Entries with chart source code:
******************************

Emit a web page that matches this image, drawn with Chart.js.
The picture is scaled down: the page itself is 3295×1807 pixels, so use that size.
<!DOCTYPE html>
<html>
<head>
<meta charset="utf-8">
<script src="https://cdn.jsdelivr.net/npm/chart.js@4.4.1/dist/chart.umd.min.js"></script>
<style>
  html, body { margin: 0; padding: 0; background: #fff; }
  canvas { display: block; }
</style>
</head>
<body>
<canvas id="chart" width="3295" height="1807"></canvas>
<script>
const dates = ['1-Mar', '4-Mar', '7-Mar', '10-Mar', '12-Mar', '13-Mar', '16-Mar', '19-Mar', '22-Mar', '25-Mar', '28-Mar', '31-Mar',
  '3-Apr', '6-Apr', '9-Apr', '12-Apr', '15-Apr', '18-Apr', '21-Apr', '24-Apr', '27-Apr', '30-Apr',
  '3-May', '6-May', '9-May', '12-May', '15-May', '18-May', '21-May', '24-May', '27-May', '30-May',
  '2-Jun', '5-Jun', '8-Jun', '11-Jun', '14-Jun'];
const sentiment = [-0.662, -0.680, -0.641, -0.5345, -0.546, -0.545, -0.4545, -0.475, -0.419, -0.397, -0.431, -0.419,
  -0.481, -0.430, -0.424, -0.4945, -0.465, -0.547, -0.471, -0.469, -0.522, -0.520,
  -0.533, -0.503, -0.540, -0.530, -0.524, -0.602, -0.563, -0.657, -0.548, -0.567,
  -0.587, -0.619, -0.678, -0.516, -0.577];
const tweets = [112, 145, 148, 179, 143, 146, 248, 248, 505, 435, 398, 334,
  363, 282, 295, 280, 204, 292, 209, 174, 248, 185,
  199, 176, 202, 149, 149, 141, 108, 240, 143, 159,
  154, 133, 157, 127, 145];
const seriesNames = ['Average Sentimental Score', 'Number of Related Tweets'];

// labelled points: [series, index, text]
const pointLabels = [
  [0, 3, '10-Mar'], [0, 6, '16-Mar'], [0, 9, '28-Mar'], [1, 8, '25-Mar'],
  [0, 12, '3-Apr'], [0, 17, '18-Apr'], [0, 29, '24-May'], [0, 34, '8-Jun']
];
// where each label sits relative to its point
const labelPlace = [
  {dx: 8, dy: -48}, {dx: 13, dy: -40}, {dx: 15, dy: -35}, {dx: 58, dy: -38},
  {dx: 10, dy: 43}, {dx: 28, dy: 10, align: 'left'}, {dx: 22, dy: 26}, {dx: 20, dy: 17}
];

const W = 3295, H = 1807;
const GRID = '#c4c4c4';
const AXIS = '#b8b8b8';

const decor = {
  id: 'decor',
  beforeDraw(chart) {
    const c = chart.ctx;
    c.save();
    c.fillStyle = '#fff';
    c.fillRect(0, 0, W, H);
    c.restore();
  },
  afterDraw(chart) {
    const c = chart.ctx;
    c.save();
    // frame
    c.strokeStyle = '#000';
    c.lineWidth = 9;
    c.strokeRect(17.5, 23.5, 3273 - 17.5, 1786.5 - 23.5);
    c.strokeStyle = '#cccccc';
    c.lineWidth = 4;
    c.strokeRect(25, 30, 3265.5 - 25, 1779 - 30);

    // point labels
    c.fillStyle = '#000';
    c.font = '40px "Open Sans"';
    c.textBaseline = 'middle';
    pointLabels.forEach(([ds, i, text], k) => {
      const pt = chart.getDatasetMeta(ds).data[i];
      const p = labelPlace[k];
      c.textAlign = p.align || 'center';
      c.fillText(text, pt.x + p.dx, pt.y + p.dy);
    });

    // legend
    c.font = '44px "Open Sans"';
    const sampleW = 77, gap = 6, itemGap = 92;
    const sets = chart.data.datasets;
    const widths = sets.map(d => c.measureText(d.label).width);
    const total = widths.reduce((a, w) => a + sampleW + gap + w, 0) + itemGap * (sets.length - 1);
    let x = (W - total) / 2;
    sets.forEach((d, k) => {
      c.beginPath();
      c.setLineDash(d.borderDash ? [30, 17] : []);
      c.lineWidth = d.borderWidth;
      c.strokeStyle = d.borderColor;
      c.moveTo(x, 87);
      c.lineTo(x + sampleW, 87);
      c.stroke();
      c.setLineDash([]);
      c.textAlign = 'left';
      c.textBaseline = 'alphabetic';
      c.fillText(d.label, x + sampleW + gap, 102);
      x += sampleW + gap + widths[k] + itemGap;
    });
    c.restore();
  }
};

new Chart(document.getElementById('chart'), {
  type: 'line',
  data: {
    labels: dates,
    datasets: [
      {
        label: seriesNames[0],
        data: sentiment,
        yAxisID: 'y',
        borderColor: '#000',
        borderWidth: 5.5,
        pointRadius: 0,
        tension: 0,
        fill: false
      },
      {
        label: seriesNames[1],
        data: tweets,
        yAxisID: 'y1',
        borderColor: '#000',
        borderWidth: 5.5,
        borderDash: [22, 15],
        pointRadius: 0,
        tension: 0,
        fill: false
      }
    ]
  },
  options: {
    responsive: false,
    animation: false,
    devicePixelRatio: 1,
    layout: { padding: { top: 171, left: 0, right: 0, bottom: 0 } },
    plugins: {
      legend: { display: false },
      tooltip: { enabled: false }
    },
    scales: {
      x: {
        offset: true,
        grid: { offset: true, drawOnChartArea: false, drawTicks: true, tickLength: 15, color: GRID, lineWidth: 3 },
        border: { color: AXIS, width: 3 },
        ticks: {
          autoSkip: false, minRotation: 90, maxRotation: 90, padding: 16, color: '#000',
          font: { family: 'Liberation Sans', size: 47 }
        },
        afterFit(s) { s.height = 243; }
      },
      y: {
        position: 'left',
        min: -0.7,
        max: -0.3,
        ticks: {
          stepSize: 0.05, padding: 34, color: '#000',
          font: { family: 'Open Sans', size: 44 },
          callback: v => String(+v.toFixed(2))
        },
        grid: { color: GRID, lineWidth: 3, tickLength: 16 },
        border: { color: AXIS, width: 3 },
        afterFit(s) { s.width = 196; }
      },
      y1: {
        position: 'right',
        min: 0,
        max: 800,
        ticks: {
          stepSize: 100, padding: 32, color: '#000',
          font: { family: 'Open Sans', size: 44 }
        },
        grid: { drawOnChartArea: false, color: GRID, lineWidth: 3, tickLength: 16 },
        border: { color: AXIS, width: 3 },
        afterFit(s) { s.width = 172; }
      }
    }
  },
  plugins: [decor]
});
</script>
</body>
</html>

******************************

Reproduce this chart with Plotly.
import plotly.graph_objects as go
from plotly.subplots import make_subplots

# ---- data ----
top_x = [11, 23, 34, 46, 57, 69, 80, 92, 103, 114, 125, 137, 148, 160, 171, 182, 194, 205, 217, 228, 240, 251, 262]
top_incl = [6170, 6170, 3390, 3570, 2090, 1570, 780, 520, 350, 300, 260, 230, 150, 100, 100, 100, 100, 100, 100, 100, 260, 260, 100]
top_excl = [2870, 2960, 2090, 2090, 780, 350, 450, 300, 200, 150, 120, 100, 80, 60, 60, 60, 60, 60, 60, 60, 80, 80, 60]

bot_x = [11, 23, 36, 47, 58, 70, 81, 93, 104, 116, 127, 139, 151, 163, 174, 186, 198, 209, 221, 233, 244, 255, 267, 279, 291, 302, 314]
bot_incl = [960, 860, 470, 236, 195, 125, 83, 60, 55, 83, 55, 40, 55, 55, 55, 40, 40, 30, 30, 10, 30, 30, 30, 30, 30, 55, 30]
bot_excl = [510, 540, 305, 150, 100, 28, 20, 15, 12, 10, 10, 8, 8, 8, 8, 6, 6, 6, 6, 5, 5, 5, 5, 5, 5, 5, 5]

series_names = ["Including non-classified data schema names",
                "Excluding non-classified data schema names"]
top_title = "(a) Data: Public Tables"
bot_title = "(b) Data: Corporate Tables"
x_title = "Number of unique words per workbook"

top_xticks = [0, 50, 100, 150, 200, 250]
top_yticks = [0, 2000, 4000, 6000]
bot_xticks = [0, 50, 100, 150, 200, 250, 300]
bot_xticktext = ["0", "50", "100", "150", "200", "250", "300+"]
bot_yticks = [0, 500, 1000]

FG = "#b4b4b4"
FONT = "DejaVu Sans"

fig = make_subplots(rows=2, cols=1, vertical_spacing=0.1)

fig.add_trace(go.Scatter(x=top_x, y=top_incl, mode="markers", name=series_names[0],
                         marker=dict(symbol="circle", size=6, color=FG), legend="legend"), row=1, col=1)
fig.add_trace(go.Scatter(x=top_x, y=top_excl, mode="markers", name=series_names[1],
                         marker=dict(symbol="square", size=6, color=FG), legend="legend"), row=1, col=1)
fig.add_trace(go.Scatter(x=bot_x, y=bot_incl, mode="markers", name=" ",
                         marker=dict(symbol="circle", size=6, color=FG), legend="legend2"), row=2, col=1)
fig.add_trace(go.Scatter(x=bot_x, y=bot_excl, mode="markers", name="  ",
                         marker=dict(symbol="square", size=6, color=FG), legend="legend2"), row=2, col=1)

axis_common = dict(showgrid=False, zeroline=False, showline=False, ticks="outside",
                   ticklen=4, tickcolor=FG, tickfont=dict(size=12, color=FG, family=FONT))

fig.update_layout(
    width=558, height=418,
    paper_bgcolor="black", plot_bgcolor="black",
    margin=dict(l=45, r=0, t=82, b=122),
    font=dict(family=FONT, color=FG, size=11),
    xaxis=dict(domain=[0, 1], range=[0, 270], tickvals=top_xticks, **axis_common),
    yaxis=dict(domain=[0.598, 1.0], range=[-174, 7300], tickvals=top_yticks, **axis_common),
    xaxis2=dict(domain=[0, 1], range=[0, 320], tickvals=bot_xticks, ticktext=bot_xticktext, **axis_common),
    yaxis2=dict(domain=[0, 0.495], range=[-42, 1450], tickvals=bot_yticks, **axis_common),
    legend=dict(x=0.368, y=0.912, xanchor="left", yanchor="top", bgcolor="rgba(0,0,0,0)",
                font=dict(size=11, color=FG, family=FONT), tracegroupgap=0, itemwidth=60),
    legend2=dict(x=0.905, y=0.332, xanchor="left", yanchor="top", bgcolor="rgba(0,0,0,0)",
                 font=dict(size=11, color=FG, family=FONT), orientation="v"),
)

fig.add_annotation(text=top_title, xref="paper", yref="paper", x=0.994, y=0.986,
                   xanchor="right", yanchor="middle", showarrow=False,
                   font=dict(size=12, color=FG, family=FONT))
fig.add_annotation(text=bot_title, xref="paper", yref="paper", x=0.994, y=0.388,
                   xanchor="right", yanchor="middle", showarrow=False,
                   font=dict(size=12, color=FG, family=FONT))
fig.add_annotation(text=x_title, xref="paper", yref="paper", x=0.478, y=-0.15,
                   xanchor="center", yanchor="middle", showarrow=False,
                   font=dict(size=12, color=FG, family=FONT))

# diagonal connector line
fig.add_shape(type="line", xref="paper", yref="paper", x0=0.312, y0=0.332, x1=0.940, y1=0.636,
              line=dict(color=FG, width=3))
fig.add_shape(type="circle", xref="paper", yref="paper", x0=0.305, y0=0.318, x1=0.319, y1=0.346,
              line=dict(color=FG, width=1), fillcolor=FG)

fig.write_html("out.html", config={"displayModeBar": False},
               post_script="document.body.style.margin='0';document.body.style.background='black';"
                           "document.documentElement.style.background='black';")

******************************

TASK INSTRUCTIONS
Above are the entries. Output exactly the lines beginning with the line that has "The picture is" and ending with the line that has "const seriesNames = ['Average".

TASK RESULT
The picture is scaled down: the page itself is 3295×1807 pixels, so use that size.
<!DOCTYPE html>
<html>
<head>
<meta charset="utf-8">
<script src="https://cdn.jsdelivr.net/npm/chart.js@4.4.1/dist/chart.umd.min.js"></script>
<style>
  html, body { margin: 0; padding: 0; background: #fff; }
  canvas { display: block; }
</style>
</head>
<body>
<canvas id="chart" width="3295" height="1807"></canvas>
<script>
const dates = ['1-Mar', '4-Mar', '7-Mar', '10-Mar', '12-Mar', '13-Mar', '16-Mar', '19-Mar', '22-Mar', '25-Mar', '28-Mar', '31-Mar',
  '3-Apr', '6-Apr', '9-Apr', '12-Apr', '15-Apr', '18-Apr', '21-Apr', '24-Apr', '27-Apr', '30-Apr',
  '3-May', '6-May', '9-May', '12-May', '15-May', '18-May', '21-May', '24-May', '27-May', '30-May',
  '2-Jun', '5-Jun', '8-Jun', '11-Jun', '14-Jun'];
const sentiment = [-0.662, -0.680, -0.641, -0.5345, -0.546, -0.545, -0.4545, -0.475, -0.419, -0.397, -0.431, -0.419,
  -0.481, -0.430, -0.424, -0.4945, -0.465, -0.547, -0.471, -0.469, -0.522, -0.520,
  -0.533, -0.503, -0.540, -0.530, -0.524, -0.602, -0.563, -0.657, -0.548, -0.567,
  -0.587, -0.619, -0.678, -0.516, -0.577];
const tweets = [112, 145, 148, 179, 143, 146, 248, 248, 505, 435, 398, 334,
  363, 282, 295, 280, 204, 292, 209, 174, 248, 185,
  199, 176, 202, 149, 149, 141, 108, 240, 143, 159,
  154, 133, 157, 127, 145];
const seriesNames = ['Average Sentimental Score', 'Number of Related Tweets'];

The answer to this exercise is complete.